Number of View: 3035
Windows 7 will be different. Different from previous Microsoft operating systems that all had to ensure that applications designed for older versions of Windows would also run perfectly on the newest operating system. Backwards compatibility is a great feature and gives users one less reason to worry about when updating from an old version of Windows to a newer one.
On the other hand it does have an impact on performance and size of an operating system. The biggest folder of a Windows Vista installation is not the system32 folder anymore, it’s the WinSxS folder. The WinSxS folder basically stores different versions of program libraries like dll files which are needed to ensure that an application that is requesting a library gets the correct version it is requesting.
This is on the other hand a very redundant method and there are reports on the Internet that the WinSxS folder grows out of proportion rapidly.

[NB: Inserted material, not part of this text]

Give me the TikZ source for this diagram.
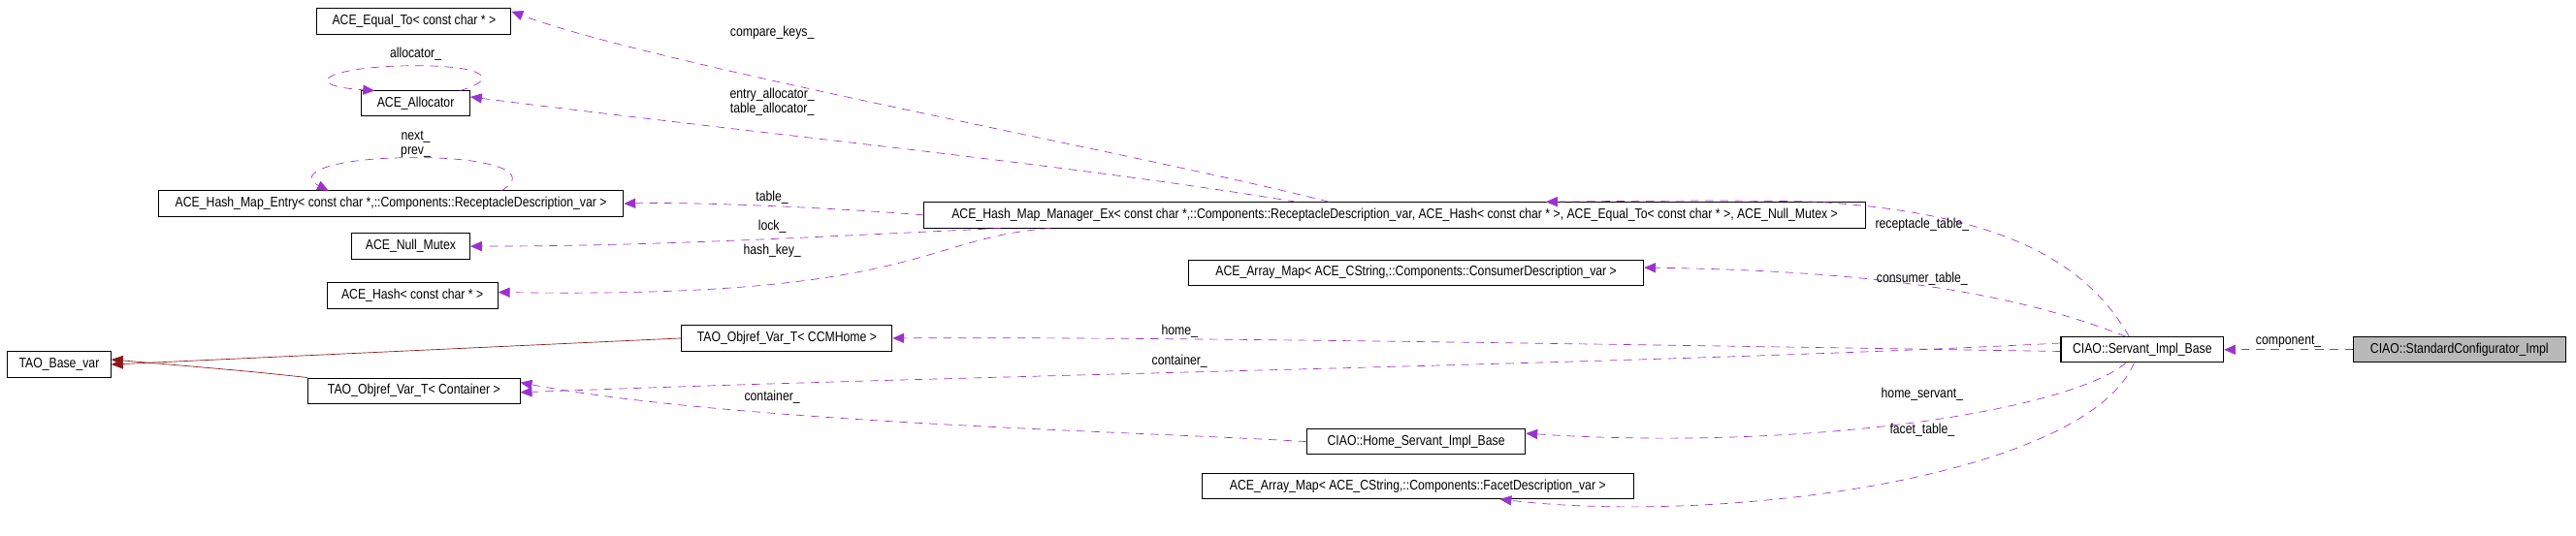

Microsoft’s approach in Windows 7 is different. Windows 7 will not be binary compatible to older Microsoft operating systems. This does not mean that old programs will simply not run on Windows 7 though because Microsoft will be using virtualization to ensure compatibility with older applications that have been designed for a previous Microsoft operating system.
The huge advantages of this approach are performance increases for native applications and the operating system itself and a decrease of the distribution size itself.
In Windows 7, Microsoft will break from the Windows’ norm by breaking previous API compatibility, offering new API frameworks as a native solution, and providing support for legacy frameworks (COM, ATL, .NET Framework, etc) through monolithic libraries designed to provide the functionality of all previous revisions of the modules in question. This extends/replaces the WinSxS philosophy, providing every single function, past and present, in fully comprehensive libraries. This should allow the majority of legacy applications to run perfectly, while still retaining native performance for applications compiled specifically with the Windows 7 platform in mind. It should also be possible for applications produced with previous versions of Visual Studio to be directly recompiled into native code using the new API frameworks.